Dans l'affaire qui opposait
Métrobus, la régie publicitaire de la RATP, à Ouvaton,
l'hébergeur d'un site de militants antipub à l'origine
de la dégradation d'affiches publicitaires dans le métro,
le juge des référés du tribunal de grande instance de
Paris a ordonné lundi à Ouvaton de communiquer à Metrobus
l'identité des animateurs du site. En réaction à ce jugement,
qui écarte toute notion de culpabilité pour Ouvaton, mais
oblige néanmoins la coopérative à régler ses frais d'avocat,
son président Alexis Braud en appelle à la prise de conscience
des élus.
Suite
à deux raids de militants antipub perpétrés les 17 octobre
et 7 novembre dans le métro parisien, ayant abouti à
un barbouillage systématique d'affiches publicitaires,
Métrobus et la RATP avaient porté plainte contre X et
demandé par voie d'huissier à Ouvaton, qui héberge le
site Stopub, point de ralliement virtuel de ces militants,
de livrer l'identité de ses responsables et de fermer
le site. Ouvaton avait alors refusé au nom de la loi,
qui dispose que seule une décision de justice peut obliger
un hébergeur à révéler ce type d'information. A la suite
de quoi Métrobus avait assigné Ouvaton en référé.
L'ordonnance de référé
rendue lundi oblige finalement Ouvaton à communiquer
les données permettant d'identifier les éditeurs du
site Stopub, mais sans assortir cette obligation de
l'astreinte de 10.000 euros par jour requise par Métrobus.
En revanche, le juge a refusé la demande de prise en
charge par Métrobus des frais de justice engagés par
l'hébergeur, ce qui reste en travers de la gorge de
son président. "Pour prouver son innocence, déplore
Alexis Braud, Ouvaton doit dépenser 10% de son chiffre
d'affaires ! Quelle entreprise normale pourrait supporter
une telle charge ? Sachant qu'en plus, c'est la porte
ouverte à des procédures identiques."
Dans la ligne de mire d'Alexis
Braud, la loi sur l'économie numérique (LEN), qui doit
être soumise en deuxième lecture à l'Assemblée en janvier
prochain (Lire l'article
du JDN). Le texte, dans sa version actuelle, prévoit
que les hébergeurs sont responsables en cas d'hébergement
de contenus illicites s'ils n'agissent pas avec "promptitude"
pour mettre fin à l'accès "dès le moment où [ils] ont
eu la connaissance effective de leur caractère illicite
ou de faits et circonstances mettant en évidence ce
caractère illicite". Ouvaton fait partie des premiers
collectifs signataires d'une pétition dénonçant ces
dispositions.
L'alternative proposée
par cette pétition est le statu quo. "Le régime de responsabilité
des hébergeurs tel qu'il existe actuellement est satisfaisant,
clame Alexis Braud, car il protège la liberté d'expression
et il ne prévoit pas du tout un régime de non responsabilité.
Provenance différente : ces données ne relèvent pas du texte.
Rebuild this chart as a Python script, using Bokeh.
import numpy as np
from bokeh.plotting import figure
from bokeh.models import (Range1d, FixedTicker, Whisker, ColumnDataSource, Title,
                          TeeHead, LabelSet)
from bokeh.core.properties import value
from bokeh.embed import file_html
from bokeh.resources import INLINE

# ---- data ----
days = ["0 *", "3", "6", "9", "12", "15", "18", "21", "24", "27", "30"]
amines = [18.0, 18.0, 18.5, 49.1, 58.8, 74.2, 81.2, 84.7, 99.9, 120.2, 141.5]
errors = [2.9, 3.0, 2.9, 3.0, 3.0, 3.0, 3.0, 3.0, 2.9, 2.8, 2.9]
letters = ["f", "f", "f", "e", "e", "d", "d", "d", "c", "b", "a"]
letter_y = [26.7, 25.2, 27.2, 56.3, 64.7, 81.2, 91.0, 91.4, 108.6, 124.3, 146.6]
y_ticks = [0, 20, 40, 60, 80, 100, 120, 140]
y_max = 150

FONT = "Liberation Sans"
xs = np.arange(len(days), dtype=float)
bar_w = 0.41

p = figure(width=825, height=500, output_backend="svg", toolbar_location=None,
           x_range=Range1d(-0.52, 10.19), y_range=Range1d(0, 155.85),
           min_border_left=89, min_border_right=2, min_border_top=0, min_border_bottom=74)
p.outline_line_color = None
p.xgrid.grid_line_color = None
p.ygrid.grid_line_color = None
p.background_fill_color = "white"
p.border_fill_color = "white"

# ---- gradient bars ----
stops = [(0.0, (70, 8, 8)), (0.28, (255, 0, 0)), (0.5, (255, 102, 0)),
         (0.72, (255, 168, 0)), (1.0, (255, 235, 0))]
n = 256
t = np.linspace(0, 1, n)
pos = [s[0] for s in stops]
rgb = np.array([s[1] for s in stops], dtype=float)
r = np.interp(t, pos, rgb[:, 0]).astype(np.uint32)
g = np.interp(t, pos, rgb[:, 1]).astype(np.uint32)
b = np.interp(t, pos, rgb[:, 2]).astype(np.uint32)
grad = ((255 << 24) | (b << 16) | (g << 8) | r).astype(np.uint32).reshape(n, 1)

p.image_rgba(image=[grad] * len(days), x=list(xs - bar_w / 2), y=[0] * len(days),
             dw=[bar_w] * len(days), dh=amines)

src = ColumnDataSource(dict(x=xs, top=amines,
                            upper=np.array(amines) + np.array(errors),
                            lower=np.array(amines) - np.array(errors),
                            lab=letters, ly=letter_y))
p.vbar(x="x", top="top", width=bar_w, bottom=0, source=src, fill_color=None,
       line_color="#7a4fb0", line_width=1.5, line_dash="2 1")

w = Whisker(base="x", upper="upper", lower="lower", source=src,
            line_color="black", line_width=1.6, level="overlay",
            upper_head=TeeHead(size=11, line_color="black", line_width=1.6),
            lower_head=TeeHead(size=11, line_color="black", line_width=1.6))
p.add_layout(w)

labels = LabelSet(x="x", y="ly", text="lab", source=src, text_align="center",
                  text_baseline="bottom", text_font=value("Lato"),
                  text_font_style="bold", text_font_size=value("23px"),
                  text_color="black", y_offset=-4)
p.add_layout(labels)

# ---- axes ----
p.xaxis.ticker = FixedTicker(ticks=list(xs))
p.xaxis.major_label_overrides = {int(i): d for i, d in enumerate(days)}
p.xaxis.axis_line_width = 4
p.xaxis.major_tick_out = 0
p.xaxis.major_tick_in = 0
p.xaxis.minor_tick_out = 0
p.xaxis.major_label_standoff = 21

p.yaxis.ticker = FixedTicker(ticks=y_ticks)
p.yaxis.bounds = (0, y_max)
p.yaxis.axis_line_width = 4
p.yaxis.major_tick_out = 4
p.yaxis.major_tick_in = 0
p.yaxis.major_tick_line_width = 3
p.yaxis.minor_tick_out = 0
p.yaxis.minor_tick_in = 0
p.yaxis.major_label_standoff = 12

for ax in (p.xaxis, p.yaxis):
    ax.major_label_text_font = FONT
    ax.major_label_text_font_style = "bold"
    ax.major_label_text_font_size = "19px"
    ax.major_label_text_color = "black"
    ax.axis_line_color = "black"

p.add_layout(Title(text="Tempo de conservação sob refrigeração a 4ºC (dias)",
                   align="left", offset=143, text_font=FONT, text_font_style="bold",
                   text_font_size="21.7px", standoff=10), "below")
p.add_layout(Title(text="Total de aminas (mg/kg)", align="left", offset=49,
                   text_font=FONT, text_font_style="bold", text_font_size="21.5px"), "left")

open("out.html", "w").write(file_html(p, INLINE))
Les gens sont responsables devant la loi, et pas devant
n'importe quel plaignant. C'est une vision plus équilibrée,
et le fait qu'il y ait actuellement très peu d'affaires
devant les tribunaux le prouve. La LEN, qui dit qu'elle
veut soulager les tribunaux, va en fait créer de nouveaux
contentieux."
"Sous le régime de la LEN,
il aurait fallu que nous fermions immédiatement le site,
poursuit-il, sans disposer de l'expertise nécessaire
pour juger si Stopub était légal ou non. Or, on a bien
vu, à travers les jugements rendus dans l'affaire jeboycottedanone,
combien il était compliqué de se prononcer sur ce genre
d'affaires. Je demande donc au gouvernement, dont certains
représentants avaient rejeté l'amendement Bloche en
2000, qui comportait des dispositions identiques à la
LEN, d'être cohérent et de revenir sur ce projet de
loi."
Le jugement en référé ne
prévoit pas de date limite pour la fourniture des éléments
d'information demandés par Métrobus. Concrètement, Ouvaton
va devoir divulguer le nom et l'adresse donnés lors
de l'ouverture du site, qui a depuis déménagé chez un
hébergeur étranger. "Ces données seraient utiles à la
Justice, mais que va en faire Métrobus ?" demande Alexis
Braud. Selon lui, cette action en justice n'avait d'autre
but que de s'attaquer aux hébergeurs.